Почти такая же композиция системы персонажей наблюдается в пьесах Чехова, причем здесь дело еще больше осложняется: главных и второстепенных персонажей невозможно различить даже по степени участия в сюжете и объему изображения. И здесь близкий, но несколько иной, чем у Гоголя содержательный смысл несет такая композиция: Чехову необходимо показать некоторое множество обыкновенных людей, обыденное сознание, в среде которого нет выдающихся, незаурядных героев, на образах которых можно построить пьесу, но в массе своей они тем не менее интересны и значительны. Для этого и надо показать множество равноправных персонажей, не выделяя из них главных и второстепенных; только так и раскрывается в них нечто общее, а именно присущая обыденному сознанию драма несостоявшейся жизни, жизни, прошедшей или проходящей зря, без смысла и даже без удовольствия.

Между персонажами произведения могут возникать довольно сложные композиционные и смысловые взаимоотношения. Наиболее простой и часто встречающийся случай – противопоставление двух образов друг другу. По такому принципу контраста построена, например, система персонажей в «Маленьких трагедиях» Пушкина: Моцарт – Сальери, Дон Гуан – Командор, Барон – его сын, священник – Вальсингам. Несколько более сложный случай, когда один персонаж противопоставлен всем другим, как, например, в комедии Грибоедова «Горе от ума», где важны даже количественные соотношения: недаром Грибоедов писал, что в его комедии «двадцать пять глупцов на одного умного человека». Гораздо реже, чем противопоставление, применяется прием своеобразного «двойничества», когда персонажи композиционно объединены по сходству; классическим примером могут служить Бобчинский и Добчинский у Гоголя.

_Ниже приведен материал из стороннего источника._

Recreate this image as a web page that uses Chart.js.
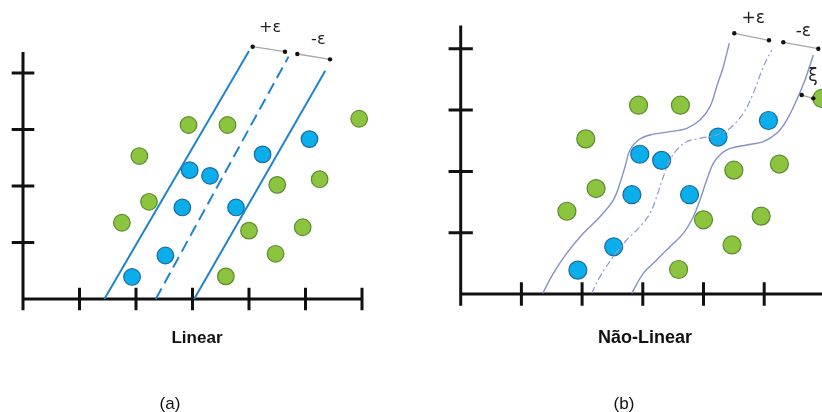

Зачастую композиционная группировка персонажей осуществляется в соответствии с теми темами и проблемами, которые эти персонажи воплощают. Так, в «Анне Карениной» Толстого основная композиционная группировка персонажей – по заявленному в начале романа тематическому принципу: «Все счастливые семьи похожи друг на друга, каждая несчастливая семья несчастлива по-своему». Различные семьи в романе по-разному развивают эту тему. Точно так же в «Отцах и детях» Тургенева, помимо очевидного и реализованного в сюжете противопоставления Базарова едва ли не всем остальным персонажам, осуществляется и другой, более скрытый и не получающий воплощения в сюжете композиционный принцип, а именно сопоставленность по сходству двух групп персонажей: с одной стороны – это Аркадий и Николай Петрович, с другой – Базаров и его родители. И в том и в другом случае эти персонажи воплощают в себе одну и ту же проблему – проблему взаимоотношения поколений. И Тургенев показывает, что, какими бы ни были отдельные люди, проблема по своей сути остается одной и той же: это горячая любовь к детям, для которых, собственно, старшее поколение и живет, это неизбежное непонимание, стремление детей доказать свою «взрослость» и превосходство, драматические внутренние коллизии вследствие этого, и все-таки, в конце концов неизбежное духовное единение поколений.